President Barack Obama’s auto team will spend Monday at the Detroit home of the Big Three as the administration begins to narrow its options for helping the reeling auto sector.
The field trip wraps up nearly three weeks of fact gathering by the team since General Motors Corp. and Chrysler LLC submitted their rescue plans to the Treasury Department in the hopes of winning billions more in government loans. Ford Motor Co. is not seeking government aid.
While in Detroit the auto team plans to tour production and engineering facilities and to test drive the Chevy Volt, GM’s electric car that is the centerpiece of its technology push. The visits will feature the GM Technical Center and the Chrysler Dodge Truck Center. The team will then hold discussions with GM and Chrysler officials, as well as top representatives from the UAW.
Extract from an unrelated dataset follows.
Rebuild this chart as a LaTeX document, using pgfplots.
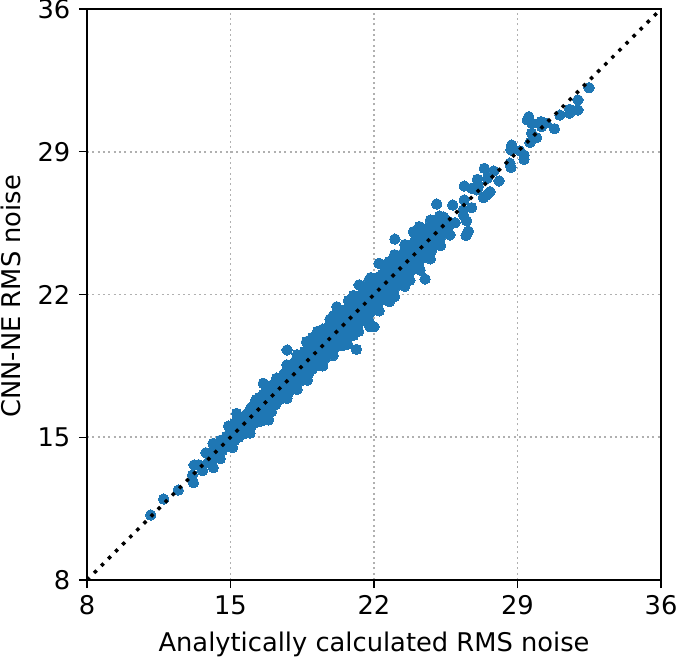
\documentclass[border=0pt]{standalone}
\usepackage{pgfplots}
\pgfplotsset{compat=1.18}
\usepackage{fontspec}
\setmainfont{DejaVu Sans}
\definecolor{tb}{RGB}{31,119,180}
\begin{document}
\begin{tikzpicture}
\path[use as bounding box] (-65.25pt,-58.5pt) rectangle (442.5pt,435pt);
\begin{axis}[
  at={(0,0)}, anchor=south west, scale only axis,
  width=430.5pt, height=428.25pt,
  xmin=8, xmax=36, ymin=8, ymax=36,
  clip mode=individual,
  xtick={8,15,22,29,36}, ytick={8,15,22,29,36},
  tick align=outside, tickwidth=6pt,
  tick style={black, line width=1pt},
  axis line style={black, line width=1.1pt},
  xtick pos=bottom, ytick pos=left,
  grid=major,
  major grid style={color=black!31, line width=1.4pt, dash pattern=on 1.4pt off 2.6pt},
  /pgf/number format/assume math mode=true,
  tick label style={font=\fontsize{19.3}{22}\selectfont},
  label style={font=\fontsize{19.3}{23}\selectfont},
  xlabel={Analytically calculated RMS noise},
  ylabel={CNN-NE RMS noise},
  xlabel style={at={(axis description cs:0.5,-0.126)}, anchor=base},
  ylabel style={at={(axis description cs:-0.1167,0.497)}, anchor=base},
  xticklabel style={yshift=-2pt},
  yticklabel style={xshift=-3pt},
]
\addplot[only marks, color=tb, mark=*, mark size=3.9pt, mark options={draw=tb, line width=0pt, fill=tb}] coordinates {
(32.49,32.14)(31.95,31.54)(31.95,31.05)(31.54,31.08)(31.54,30.89)(31.07,30.80)(30.80,30.13)(30.39,30.40)
(30.15,30.48)(30.18,30.23)(29.55,30.72)(29.48,30.56)(29.69,30.40)(29.69,29.91)(29.93,29.69)(29.61,29.45)
(28.72,29.33)(28.68,29.09)(29.12,29.04)(29.32,28.84)(29.32,28.63)(28.63,28.44)(28.68,28.24)(27.38,28.19)
(27.84,28.06)(28.10,27.57)(27.53,27.70)(27.04,27.65)(26.40,27.32)(26.76,27.21)(27.09,27.29)(27.01,27.13)
(27.66,27.04)(27.50,26.88)(27.33,26.75)(25.06,26.44)(26.40,26.64)(25.84,26.39)(26.76,26.26)(26.36,26.15)
(26.36,25.90)(26.52,25.61)(25.95,25.52)(26.60,25.11)(26.49,24.89)(25.71,24.92)
(23.02,24.72)(24.49,22.76)(22.24,23.53)(21.27,22.47)(22.00,20.42)(21.80,20.42)(21.14,19.31)(17.76,19.28)
(20.71,19.57)(19.85,20.79)(20.18,21.40)(18.71,19.69)(19.50,20.30)(23.92,25.08)(24.21,25.33)(22.73,23.61)(21.84,22.83)
(11.11,11.19)(11.74,11.97)(12.45,12.41)(13.19,12.77)(13.15,13.15)(13.22,13.64)(13.64,13.36)(14.16,13.51)
(13.80,14.24)(16.86,15.85)(14.15,14.70)(16.60,17.65)(14.90,15.55)(15.30,16.17)(15.95,15.20)(13.45,13.65)
(13.9,13.75)(14.0,13.85)(14.0,14.15)(14.2,14.0)(14.2,14.4)(14.4,14.2)(14.4,14.6)(14.6,14.35)(14.6,14.75)
(14.8,14.55)(14.8,15.05)(15.0,14.7)(15.0,14.95)(15.0,15.25)(15.2,14.85)(15.2,15.2)(15.2,15.5)
(15.4,15.0)(15.4,15.35)(15.4,15.75)(15.6,15.2)(15.6,15.6)(15.6,15.95)(15.8,15.4)(15.8,15.7)(15.8,16.15)
(16.0,15.5)(16.0,15.85)(16.0,16.15)(16.0,16.45)(16.2,15.7)(16.2,16.05)(16.2,16.4)(16.2,16.7)
(16.4,15.9)(16.4,16.25)(16.4,16.6)(16.4,16.95)(16.6,16.1)(16.6,16.45)(16.6,16.8)(16.6,17.1)
(16.8,16.25)(16.8,16.6)(16.8,17.0)(16.8,17.4)(17.0,16.45)(17.0,16.8)(17.0,17.2)(17.0,17.55)
(17.2,16.6)(17.2,17.0)(17.2,17.35)(17.2,17.7)(17.4,16.85)(17.4,17.2)(17.4,17.55)(17.4,17.85)
(17.6,17.05)(17.6,17.4)(17.6,17.75)(17.6,18.1)(17.8,17.15)(17.8,17.55)(17.8,17.95)(17.8,18.3)
(18.0,17.35)(18.0,17.75)(18.0,18.15)(18.0,18.55)(18.2,17.5)(18.2,17.95)(18.2,18.35)(18.2,18.8)
(18.4,17.75)(18.4,18.15)(18.4,18.55)(18.4,18.95)(18.6,17.95)(18.6,18.35)(18.6,18.75)(18.6,19.2)
(18.8,18.1)(18.8,18.55)(18.8,18.95)(18.8,19.4)(19.0,18.35)(19.0,18.75)(19.0,19.2)(19.0,19.6)
(19.2,18.5)(19.2,18.95)(19.2,19.4)(19.2,19.85)(19.4,18.7)(19.4,19.15)(19.4,19.6)(19.4,20.05)
(19.6,18.85)(19.6,19.3)(19.6,19.8)(19.6,20.2)(19.8,19.1)(19.8,19.55)(19.8,20.0)(19.8,20.45)
(20.0,19.3)(20.0,19.75)(20.0,20.2)(20.0,20.65)(20.2,19.45)(20.2,19.95)(20.2,20.4)(20.2,20.85)
(20.4,19.7)(20.4,20.15)(20.4,20.6)(20.4,21.05)(20.6,19.9)(20.6,20.35)(20.6,20.8)(20.6,21.25)
(20.8,20.1)(20.8,20.55)(20.8,21.0)(20.8,21.5)(21.0,20.2)(21.0,20.7)(21.0,21.2)(21.0,21.7)
(21.2,20.45)(21.2,20.9)(21.2,21.4)(21.2,21.85)(21.4,20.7)(21.4,21.15)(21.4,21.6)(21.4,22.0)
(21.6,20.85)(21.6,21.3)(21.6,21.8)(21.6,22.25)(21.8,21.1)(21.8,21.55)(21.8,22.0)(21.8,22.45)
(22.0,21.3)(22.0,21.75)(22.0,22.2)(22.0,22.65)(22.2,21.55)(22.2,21.95)(22.2,22.4)(22.2,22.85)
(22.4,21.75)(22.4,22.15)(22.4,22.6)(22.4,23.0)(22.6,21.9)(22.6,22.35)(22.6,22.8)(22.6,23.2)
(22.8,22.1)(22.8,22.55)(22.8,23.0)(22.8,23.4)(23.0,22.3)(23.0,22.75)(23.0,23.2)(23.0,23.6)
(23.2,22.55)(23.2,22.95)(23.2,23.4)(23.2,23.85)(23.4,22.7)(23.4,23.15)(23.4,23.6)(23.4,24.0)
(23.6,22.95)(23.6,23.35)(23.6,23.8)(23.6,24.2)(23.8,23.15)(23.8,23.55)(23.8,24.0)(23.8,24.4)
(24.0,23.3)(24.0,23.75)(24.0,24.2)(24.0,24.65)(24.2,23.6)(24.2,24.0)(24.2,24.4)(24.2,24.8)
(24.4,23.8)(24.4,24.2)(24.4,24.6)(24.4,25.0)(24.6,24.0)(24.6,24.4)(24.6,24.8)(24.6,25.25)
(24.8,24.15)(24.8,24.6)(24.8,25.0)(24.8,25.4)(25.0,24.45)(25.0,24.85)(25.0,25.25)(25.0,25.65)
(25.2,24.6)(25.2,25.05)(25.2,25.5)(25.2,25.85)(25.4,24.95)(25.4,25.4)(25.4,25.8)(25.6,25.25)(25.6,25.6)
(16.25,16.85)(16.75,17.35)(17.25,17.9)(17.75,18.55)
(18.25,19.05)(19,19.9)(19.25,20.2)(20,20.95)
(20.75,21.7)(21,21.95)(21.75,22.7)(22.5,23.45)
(23,23.95)(23.5,24.45)(24,25.0)(24.75,25.65)
(15.75,15.2)(16.5,15.8)(17,16.25)(17.75,16.9)
(18.25,17.35)(18.75,17.8)(19.5,18.5)(20,19.0)
(20.5,19.5)(21,20.0)(21.25,20.2)(21.75,20.7)(22.25,21.2)(22.75,21.65)
(23,21.9)(23.5,22.4)(23.75,22.7)(24.25,23.2)(24.75,23.75)(25.25,24.4)
(14.5,13.95)(15.1,14.5)(14.5,14.85)(15.2,15.7)
};
\addplot[black, line width=2.6pt, dash pattern=on 2.6pt off 4.9pt] coordinates {(8,8)(36,36)};
\end{axis}
\end{tikzpicture}
\end{document}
The weeks ahead are filled with peril for both the White House and the auto makers as administration officials face a March 31 deadline for deciding whether to give the companies nearly $22 billion more in federal assistance.
Political pressure is mounting against an open-ended bailout of GM and Chrysler, with strong support in many quarters for the companies to reorganize through bankruptcy. But with the nation’s unemployment rate now over 8%, President Obama and his team are wary of undermining the UAW and sending another economic shockwave through the heart of the country’s industrial belt.